Act of forgiveness assists in healing

Published: Tuesday, June 28 2011 4:59 p.m. MDT

Recently my thoughts turned to my father-in-law. Robert Ashby died over 25 years ago from the ravages of prostate cancer.

His dying was complicated when he was overdosed with a drug that rendered him deaf. As a physician I am still bothered that due to a medical error he was unable to hear his family say good-bye. While repeating again my disappointment in the heath-care system to "first, do no harm," my wife, her father's daughter, said, "I think that dad has gotten over it."

The book, "Unbroken," by Lauren Hillenbrand (Random House, $27), is the story of an Italian-American who got over more than a dosing mistake.
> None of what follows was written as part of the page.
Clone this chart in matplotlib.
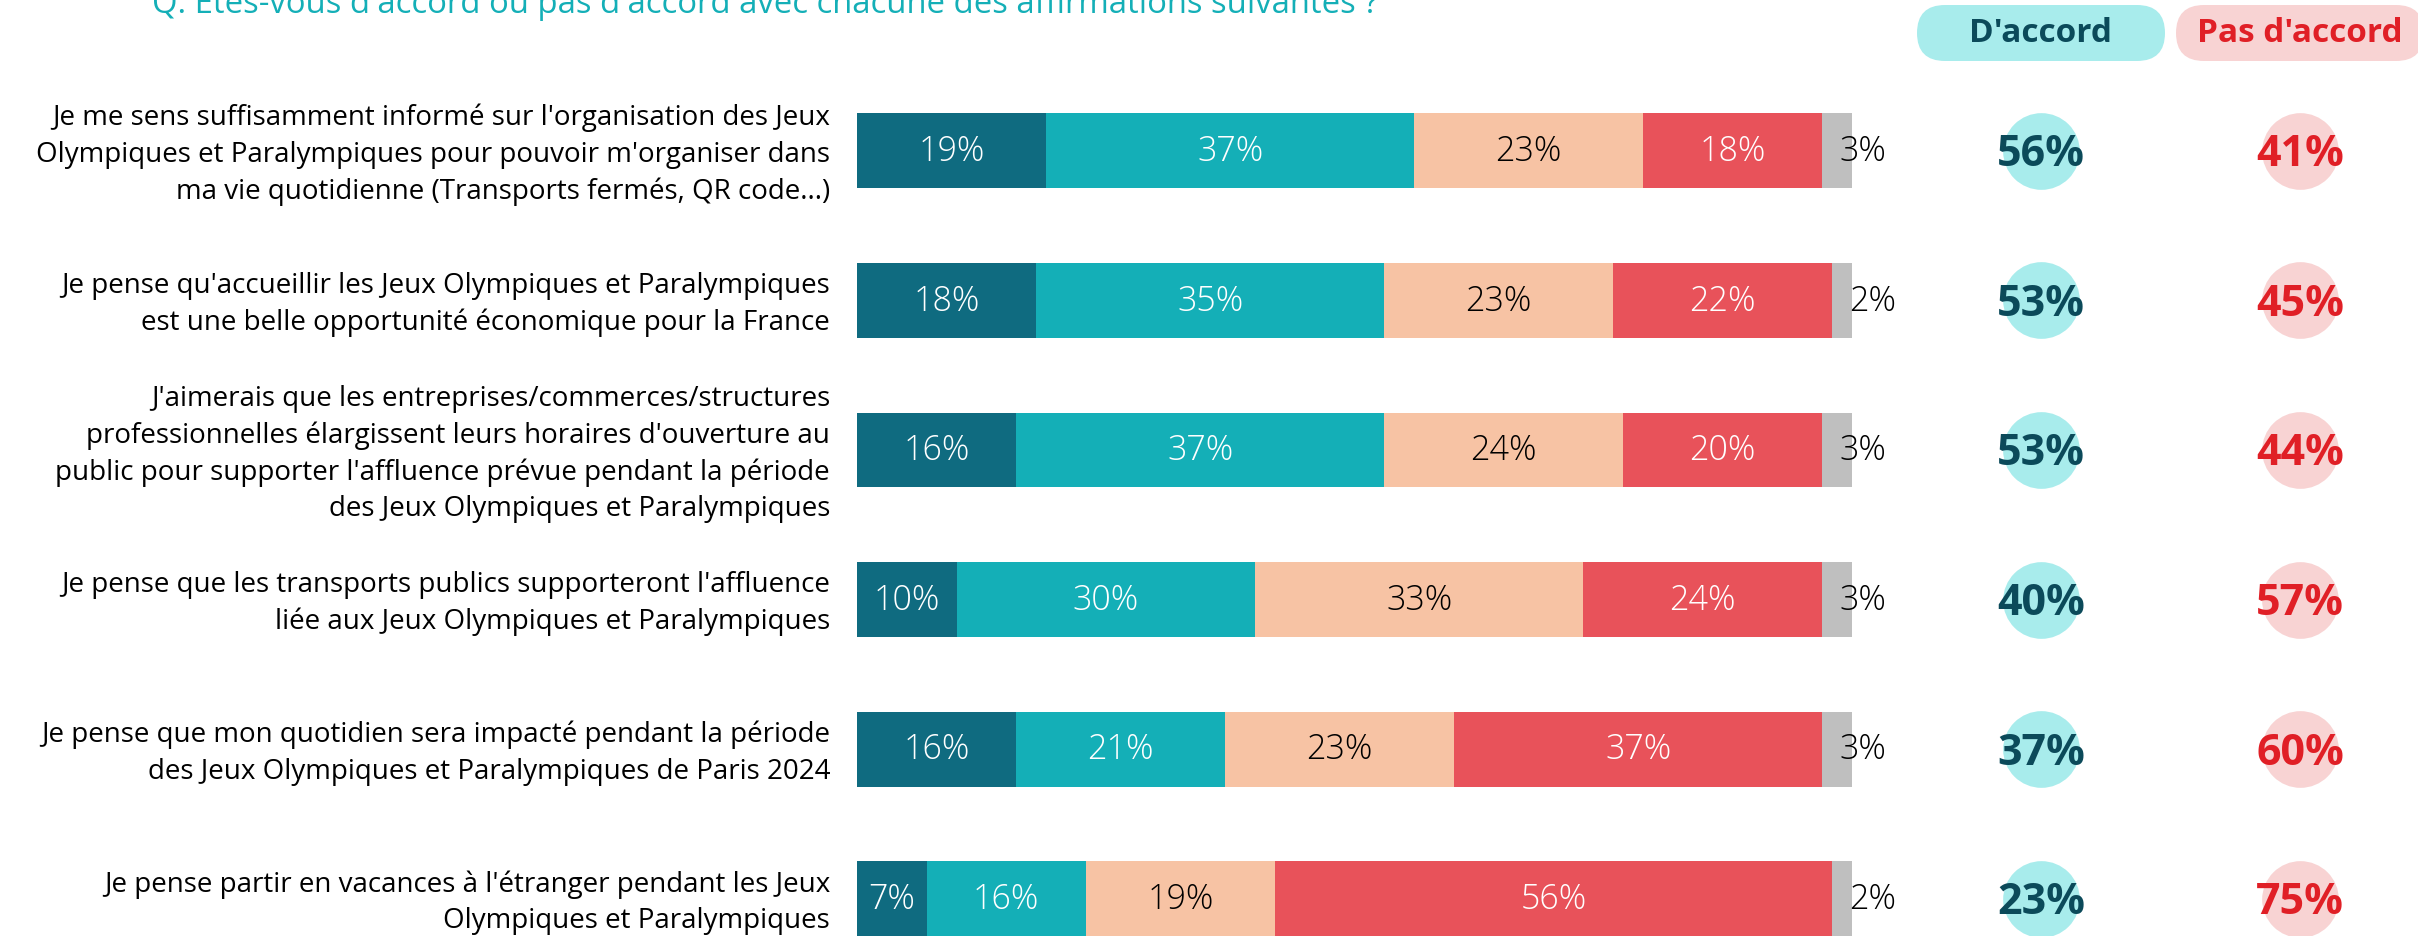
import matplotlib.pyplot as plt
import matplotlib.transforms as mtransforms
from matplotlib.patches import FancyBboxPatch

plt.rcParams['font.family'] = ['Open Sans', 'DejaVu Sans']

# data
affirmations = [
    "Je me sens suffisamment informé sur l'organisation des Jeux\nOlympiques et Paralympiques pour pouvoir m'organiser dans\nma vie quotidienne (Transports fermés, QR code...)",
    "Je pense qu'accueillir les Jeux Olympiques et Paralympiques\nest une belle opportunité économique pour la France",
    "J'aimerais que les entreprises/commerces/structures\nprofessionnelles élargissent leurs horaires d'ouverture au\npublic pour supporter l'affluence prévue pendant la période\ndes Jeux Olympiques et Paralympiques",
    "Je pense que les transports publics supporteront l'affluence\nliée aux Jeux Olympiques et Paralympiques",
    "Je pense que mon quotidien sera impacté pendant la période\ndes Jeux Olympiques et Paralympiques de Paris 2024",
    "Je pense partir en vacances à l'étranger pendant les Jeux\nOlympiques et Paralympiques",
]
tout_a_fait = [19, 18, 16, 10, 16, 7]
plutot_oui = [37, 35, 37, 30, 21, 16]
plutot_non = [23, 23, 24, 33, 23, 19]
pas_du_tout = [18, 22, 20, 24, 37, 56]
nsp = [3, 2, 3, 3, 3, 2]
total_accord = [56, 53, 53, 40, 37, 23]
total_pas_accord = [41, 45, 44, 57, 60, 75]

titre = "Q. Etes-vous d'accord ou pas d'accord avec chacune des affirmations suivantes ?"

series = [tout_a_fait, plutot_oui, plutot_non, pas_du_tout]
colors = ['#0F6B80', '#14AFB7', '#F7C3A4', '#E8525A']
text_colors = ['white', 'white', 'black', 'white']
gray = '#BFBFBF'

W, H = 2418, 937
row_step = 149.6
first_row = 151.8

fig = plt.figure(figsize=(W / 100, H / 100), dpi=100)
ov = fig.add_axes([0, 0, 1, 1])
ov.set_xlim(0, W)
ov.set_ylim(H, 0)
ov.axis('off')

ax = fig.add_axes([857 / W, 0, 995 / W, (H - first_row + 0.5 * row_step) / H])
ax.axis('off')

y = list(range(len(affirmations)))
left = [0] * len(y)
for vals, c, tc in zip(series, colors, text_colors):
    ax.barh(y, vals, left=left, height=0.5, color=c, edgecolor='none')
    for i, v in enumerate(vals):
        ax.text(left[i] + v / 2, i, f'{v}%', ha='center', va='center',
                color=tc, fontsize=24.5, fontweight='light')
    left = [l + v for l, v in zip(left, vals)]
ax.barh(y, nsp, left=left, height=0.5, color=gray, edgecolor='none')
for i, v in enumerate(nsp):
    ax.text(left[i] + 1.7, i, f'{v}%', ha='left', va='center',
            color='black', fontsize=24.5, fontweight='light', clip_on=False)

# x in pixels, y in rows
trans = mtransforms.blended_transform_factory(ov.transData, ax.transData)

for i, lab in enumerate(affirmations):
    ax.text(830, i + 0.02, lab, transform=trans, ha='right', va='center',
            fontsize=20, linespacing=1.4, color='black')

ax.scatter([2041] * len(y), y, s=3050, color='#A8ECEC', transform=trans,
           clip_on=False, linewidths=0, zorder=1)
ax.scatter([2300] * len(y), y, s=3050, color='#F8D3D3', transform=trans,
           clip_on=False, linewidths=0, zorder=1)
for i in y:
    ax.text(2041, i + 0.02, f'{total_accord[i]}%', transform=trans, ha='center',
            va='center', fontsize=31, fontweight='bold', color='#0B4A5A', zorder=3)
    ax.text(2300, i + 0.02, f'{total_pas_accord[i]}%', transform=trans, ha='center',
            va='center', fontsize=31, fontweight='bold', color='#E01F26', zorder=3)

ax.set_xlim(0, 100)
ax.set_ylim((H - first_row) / row_step, -0.5)

# headers
ov.add_patch(FancyBboxPatch((1917, 6), 248, 56, boxstyle='round,pad=0,rounding_size=28',
                            fc='#A8ECEC', ec='none'))
ov.add_patch(FancyBboxPatch((2176, 6), 248, 56, boxstyle='round,pad=0,rounding_size=28',
                            fc='#F8D3D3', ec='none'))
ov.text(2041, 34, "D'accord", ha='center', va='center', fontsize=24,
        fontweight='bold', color='#0B4A5A')
ov.text(2300, 34, "Pas d'accord", ha='center', va='center', fontsize=24,
        fontweight='bold', color='#E01F26')

ov.text(152, 13, titre, ha='left', va='baseline', fontsize=23.7, color='#14AFB7')

fig.savefig('out.png', dpi=100, facecolor='white')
Louis Zamperini was the bombardier of the B-24 Green Hornet, which crashed in the South Pacific in May 1943. He and the pilot, Allen Phillips survived 46 days in an open raft with no stored food or water. A third survivor of the crash died at sea. They captured rainwater as best they could. They caught fish, killed and ate birds that landed on the raft. They survived a strafing by a Japanese bomber that put holes in the raft without hitting a soul. They endured shark attacks, equatorial blinding, burning sun, salt water blisters and sores, dehydration and starvation, lastly a typhoon, only to drift 3,000 miles west to Japanese occupied islands.

Taken prisoners, they were not congratulated for their record of endurance in an open raft. Instead they were imprisoned and like many other American and Allied personnel were subjected to the harshest of conditions. Brutally inhumane and sadistic torture was the norm.

There was one particularly barbaric guard, Mutsuhiro Watanabe, codename, the Bird. Zamperini became his No. 1 prisoner. Belt buckles to the face, sticks, baseball bats, blows of every kind and subhuman degradation slowly but effectively wrecked the body and mind of the prisoner.

Saved by the B-29 and two atomic bombs, the war finally, mercifully ended the endless abuse. After more than two years in enslaved captivity, the former POW had to wage another fight against his new enemy, post-traumatic stress disorder and its ally alcohol. Every night the demons, and especially the horrifying face of the Bird, came after him with all his weapons of pain, filth, terror and humiliation.

Reaching bottom, Louie was dragged against his will to the revival tent of a young preacher, Billy Graham. Before the service was over he stormed out only angrier. Somehow he was pulled again to the words of the evangelist and the scriptures. There was a miracle. He was transformed. He was able to let it all go: the sores, the smells, the sights, the shouts and worse the sickening of the soul.